Saturday, December 11, 2010

Monument Valley and Arches National Park

Good lord, how did Utah manage to grab itself such a generous portion of the gorgeous landscapes that the American West had to offer. On the road before Monument Valley and in between that and Arches, there's not a stretch of natural landscape that isn't majestic.

No small wonder that the Mormons chose to settle in a place that when the sun shines in literal beams onto the rocky landscape, looks more than a little Old Testament.

Monument Valley was a place on the map to me, one of those "must-sees" of the Southwest. Of course I recognized it later as something that's a catch-all in any movie of that's about the free-spiritedness of the out west, that and a salacious scene in Preacher. Thing about it is, that it's so expansive that unlike other national monuments, there isn't a single iconic shot of it that can capture all of it, so I didn't feel like I could even recognize it. I wasn't prepared for how spacious and gorgeous it is.

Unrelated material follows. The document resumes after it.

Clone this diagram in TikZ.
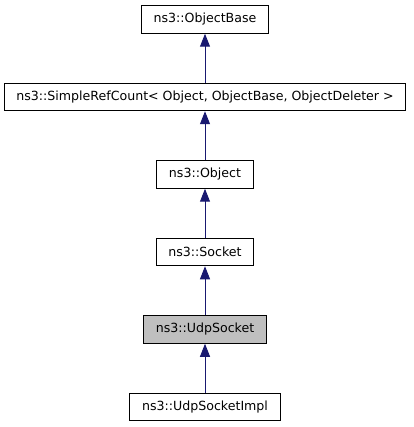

Funny is this first band of explorers, that knew they were giving names that might stand as long as people were there to gaze at these things were as struck as simple as we were.

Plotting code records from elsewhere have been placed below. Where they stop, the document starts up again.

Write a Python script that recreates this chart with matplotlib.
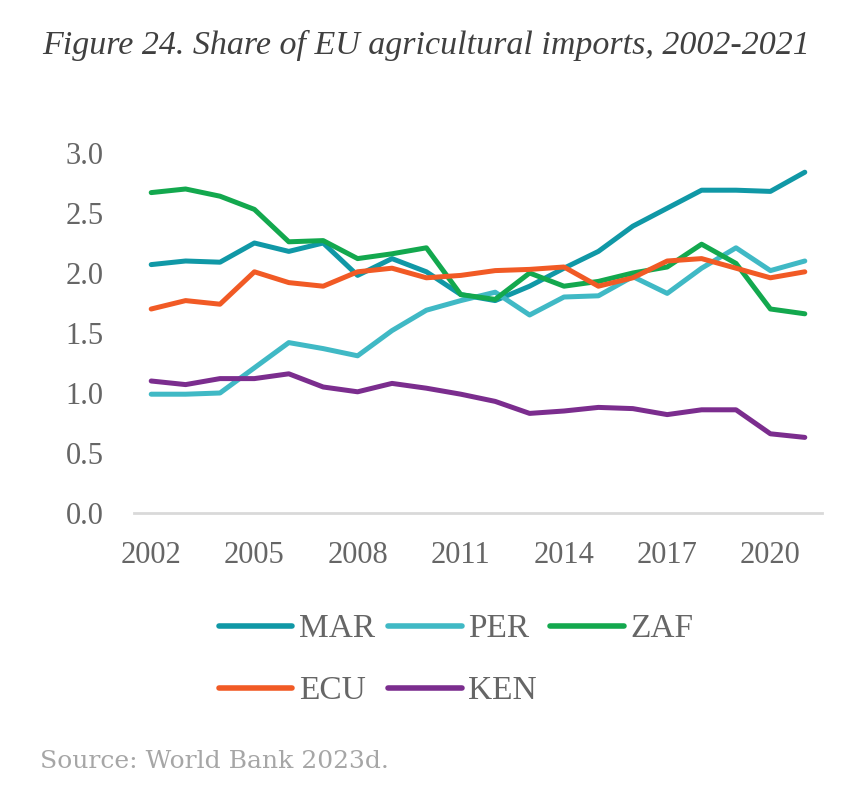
import matplotlib
matplotlib.use("Agg")
import matplotlib.pyplot as plt

# Share of EU agricultural imports (%)
years = list(range(2002, 2022))
mar = [2.07, 2.10, 2.09, 2.25, 2.18, 2.25, 1.98, 2.12, 2.01, 1.82,
       1.77, 1.89, 2.04, 2.18, 2.39, 2.54, 2.69, 2.69, 2.68, 2.84]
per = [0.99, 0.99, 1.00, 1.21, 1.42, 1.37, 1.31, 1.52, 1.69, 1.77,
       1.84, 1.65, 1.80, 1.81, 1.97, 1.83, 2.04, 2.21, 2.02, 2.10]
zaf = [2.67, 2.70, 2.64, 2.53, 2.26, 2.27, 2.12, 2.16, 2.21, 1.82,
       1.78, 2.00, 1.89, 1.93, 2.00, 2.05, 2.24, 2.08, 1.70, 1.66]
ecu = [1.70, 1.77, 1.74, 2.01, 1.92, 1.89, 2.01, 2.04, 1.96, 1.98,
       2.02, 2.03, 2.05, 1.89, 1.96, 2.10, 2.12, 2.04, 1.96, 2.01]
ken = [1.10, 1.07, 1.12, 1.12, 1.16, 1.05, 1.01, 1.08, 1.04, 0.99,
       0.93, 0.83, 0.85, 0.88, 0.87, 0.82, 0.86, 0.86, 0.66, 0.63]

xticks = [2002, 2005, 2008, 2011, 2014, 2017, 2020]
yticks = [0.0, 0.5, 1.0, 1.5, 2.0, 2.5, 3.0]

serif = "Liberation Serif"
grey = "#666666"

fig = plt.figure(figsize=(8.44, 8.01), dpi=100)
ax = fig.add_axes([134 / 844, 1 - 513 / 801, (822 - 134) / 844, 360 / 801])

# draw order so that the lines overlap like the original
series = [("MAR", mar, "#1098a6"), ("PER", per, "#40b9c5"),
          ("ZAF", zaf, "#13a84e"), ("ECU", ecu, "#f15a25"),
          ("KEN", ken, "#7b2d8e")]
handles = {}
for name, vals, col in series:
    ln, = ax.plot(years, vals, color=col, lw=3.6, solid_capstyle="round",
                  solid_joinstyle="round", label=name)
    handles[name] = ln

ax.set_xlim(2001.5, 2021.5)
ax.set_ylim(0, 3.0)
ax.set_xticks(xticks)
ax.set_yticks(yticks)
ax.set_yticklabels([f"{v:.1f}" for v in yticks])
ax.tick_params(length=0, labelsize=22, labelcolor=grey)
ax.tick_params(axis="x", pad=20)
ax.tick_params(axis="y", pad=22)
for lab in ax.get_xticklabels() + ax.get_yticklabels():
    lab.set_fontfamily(serif)

for s in ["top", "right", "left"]:
    ax.spines[s].set_visible(False)
ax.spines["bottom"].set_color("#d9d9d9")
ax.spines["bottom"].set_linewidth(2)

order = ["MAR", "ECU", "PER", "KEN", "ZAF"]
leg = fig.legend([handles[k] for k in order], order, ncol=3, loc="center",
                 bbox_to_anchor=(456 / 844, 1 - 660 / 801), frameon=False,
                 prop={"family": [serif], "size": 24}, handlelength=2.2,
                 handletextpad=0.2, columnspacing=0.4, labelspacing=0.95)
for t in leg.get_texts():
    t.set_color(grey)
for h in leg.legend_handles:
    h.set_linewidth(4)

fig.text(426 / 844, 1 - 45 / 801,
         "Figure 24. Share of EU agricultural imports, 2002-2021",
         ha="center", va="center", fontsize=24.5, style="italic",
         family=serif, color="#404040")
fig.text(40 / 844, 1 - 762 / 801, "Source: World Bank 2023d.",
         ha="left", va="center", fontsize=18, family="DejaVu Serif",
         color="#a6a6a6")

fig.savefig("out.png", dpi=100)
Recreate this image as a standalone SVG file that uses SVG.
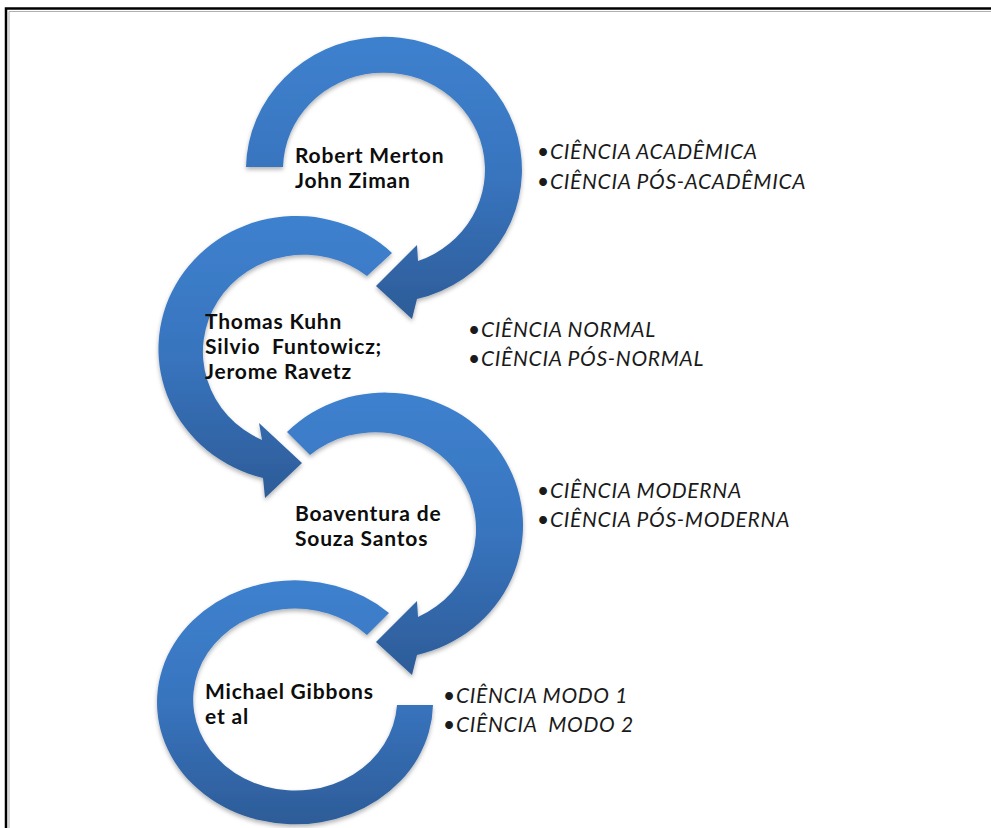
<svg xmlns="http://www.w3.org/2000/svg" width="991" height="828" viewBox="0 0 991 828">
<defs>
<linearGradient id="ringGrad" x1="0" y1="0" x2="0" y2="1">
<stop offset="0" stop-color="#3e81ce"/>
<stop offset="0.5" stop-color="#3874be"/>
<stop offset="1" stop-color="#2d5c98"/>
</linearGradient>
<filter id="shadow" x="-10%" y="-10%" width="120%" height="125%">
<feDropShadow dx="0" dy="2.5" stdDeviation="2.2" flood-color="#000" flood-opacity="0.3"/>
</filter>
<style>
.ring{fill:url(#ringGrad);filter:url(#shadow);}
.name{font-family:Lato,"Liberation Sans",sans-serif;font-weight:bold;font-size:21px;letter-spacing:0.8px;fill:#0d0d0d;}
.item{font-family:Lato,"Liberation Sans",sans-serif;font-style:italic;font-size:21px;letter-spacing:0.7px;fill:#1a1a1a;}
.frame{fill:none;stroke:#000;stroke-width:2.5;}
.frame2{fill:none;stroke:#b0b0b0;stroke-width:1;}
</style>
</defs>
<rect width="991" height="828" fill="#fff"/>
<path class="frame" d="M6,828 V8.5 H991"/>
<path class="frame2" d="M9,828 V11.5 H991"/>

<g id="node-merton-ziman">
<path class="ring" d="M283,167 L246,167 A138 133 0 1 1 417,299 L412,319 L376,286 L417,245 L418,261 A101 97 0 1 0 283,167 Z"/>
<text class="name" x="295" y="163">Robert Merton</text>
<text class="name" x="295" y="188">John Ziman</text>
</g>

<g id="node-kuhn-funtowicz-ravetz">
<path class="ring" d="M367,276 L392,253 A138 133 0 1 0 263,478 L265,498 L302,463 L259,423 L262,440 A101 97 0 1 1 367,276 Z"/>
<text class="name" x="205" y="329">Thomas Kuhn</text>
<text class="name" x="205" y="354" xml:space="preserve">Silvio  Funtowicz;</text>
<text class="name" x="205" y="379">Jerome Ravetz</text>
</g>

<g id="node-boaventura">
<path class="ring" d="M310,455 L287,432 A138 133 0 1 1 417,655 L412,675 L376,642 L417,601 L418,617 A101 97 0 1 0 310,455 Z"/>
<text class="name" x="295" y="521">Boaventura de</text>
<text class="name" x="295" y="546">Souza Santos</text>
</g>

<g id="node-gibbons">
<path class="ring" d="M367,635 L389,613 A138 122 0 1 0 433,705 L397,705 A102 91 0 1 1 367,635 Z"/>
<text class="name" x="205" y="699">Michael Gibbons</text>
<text class="name" x="205" y="724">et al</text>
</g>

<g id="list-academica">
<text class="item" x="537" y="159">•CIÊNCIA ACADÊMICA</text>
<text class="item" x="537" y="189">•CIÊNCIA PÓS-ACADÊMICA</text>
</g>
<g id="list-normal">
<text class="item" x="468" y="337">•CIÊNCIA NORMAL</text>
<text class="item" x="468" y="366">•CIÊNCIA PÓS-NORMAL</text>
</g>
<g id="list-moderna">
<text class="item" x="537" y="498">•CIÊNCIA MODERNA</text>
<text class="item" x="537" y="527">•CIÊNCIA PÓS-MODERNA</text>
</g>
<g id="list-modo">
<text class="item" x="443" y="703">•CIÊNCIA MODO 1</text>
<text class="item" x="443" y="732" xml:space="preserve">•CIÊNCIA  MODO 2</text>
</g>
<g id="connectors"/>
</svg>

"Those ones look kind of like oven mitts." One of us observes at nightfall staring out from the parking lot of the hotel at the formations we later find out are the Mitten Buttes of Monument Valley

"See, how that one looks like an elephant? The trunk's right there and - " Snake Eyes points at a cluster at Arches National Park that once we have oriented where we are on the map, we realize is The Parade of Elephants.

I like to chalk it up to the Aw Shucks spirit that the American West inspires.

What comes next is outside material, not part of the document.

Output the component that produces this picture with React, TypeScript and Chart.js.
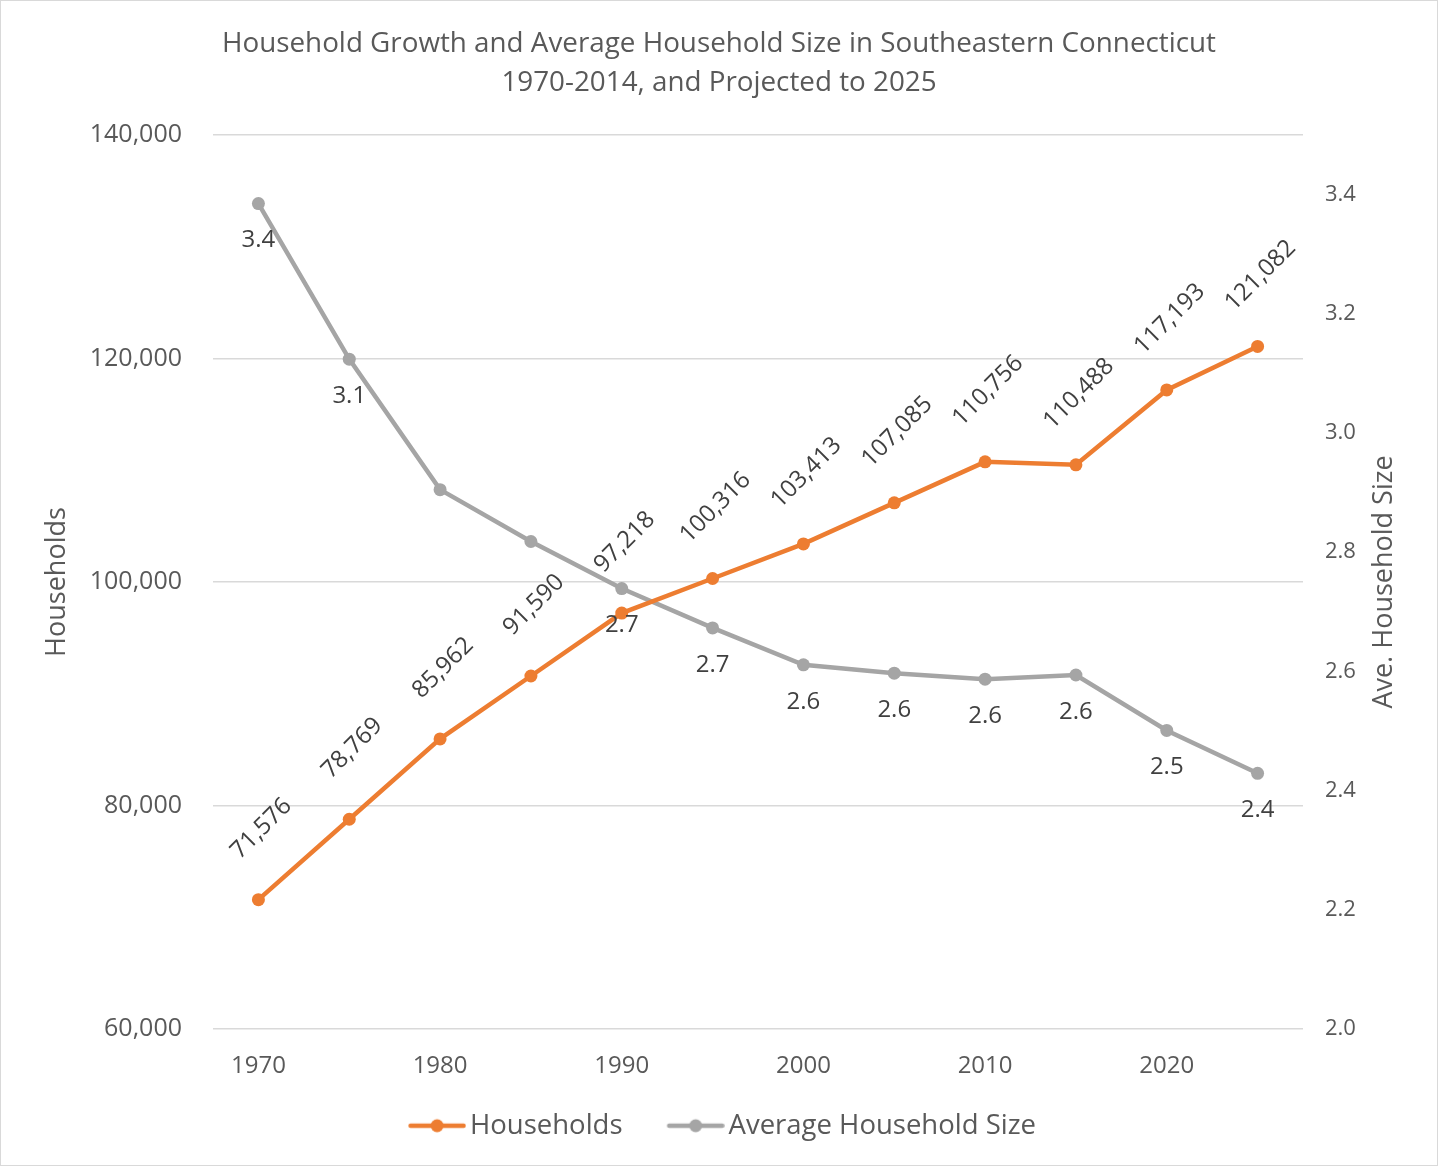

Just the other day, I watched The Searchers, maybe the reason that this park is as associated with the movie Western culture as much as it is. The doomed Edwards clan conveniently set up their homestead plunk in the middle of the Monument Valley, even though theoretically, they lived in Texas.

Always got a kick out of that when I was watching Westerns, how people picked the most picturesque vistas possible to look at while they eked out their living dirt farming. I was all cynical and shit about it until I actually went out there and got it set straight for me that really, it would be more challenging for them to find themselves an ugly view.

Ford ended up filming 7 movies here. There's a vista point named after him. Good movie and all that, under all the racism, but I got a real kick out of them "searching all across the West for five years" when everything looked like it was in Monument Valley, sometimes the front and back views of the same buttes.

Later that day we make a quick stop at the Hole N The Rock. There's a fourteen room house carved into this rock, due to the peculiar ingenuity of Albert Christensen. It took him over 12 years to complete home. Couldn't find anything on how long it took him to do his earnest shrine to FDR above the home. There's also a sweet little cove where the Albert and his wife Gladys were buried, next to a little angel statue.

Outside is all the kitschy things that one could possibly put in their yard, a general store, and a couple of cute pieces of car art.

But it's time to get on the road again, heading to Arches National Park for more mind-melting awesome. I think we wound up going at the perfect time of year to get a full variety of climates. At the Grand Canyon it was in the mid-sixties. Pleasant, but not too hot for all the tramping around we were doing. Drive a bit further up and there's that perfect study in contrasting setting. Stretching out at our feet, the petrified dunes. Sandy, dotted with vegetation here and there. Springing up from that red rock formations. And spanning out in the distance behind them, distant blue-gray mountains sprinkled with snow. Just looks too perfect to be real.

In the presence of all that beauty, it is only natural that we pranced around, taking dozens of photos and clambered up and and down anywhere we could get ourselves a foothold. On the way out, I looked up at some of the more strikingly huge formations and hope to myself that there is some expanse at the top that a human has never managed to set foot on. An idea that I'm sure can't be true, and I'm not sure why I'm hoping for it, considering that I, like anyone else here is a looky loo, here to be amazed by what I see without necessarily understanding it, but the thought stayed with me.

And on through a sudden mini snow-squall up to Salt Lake City.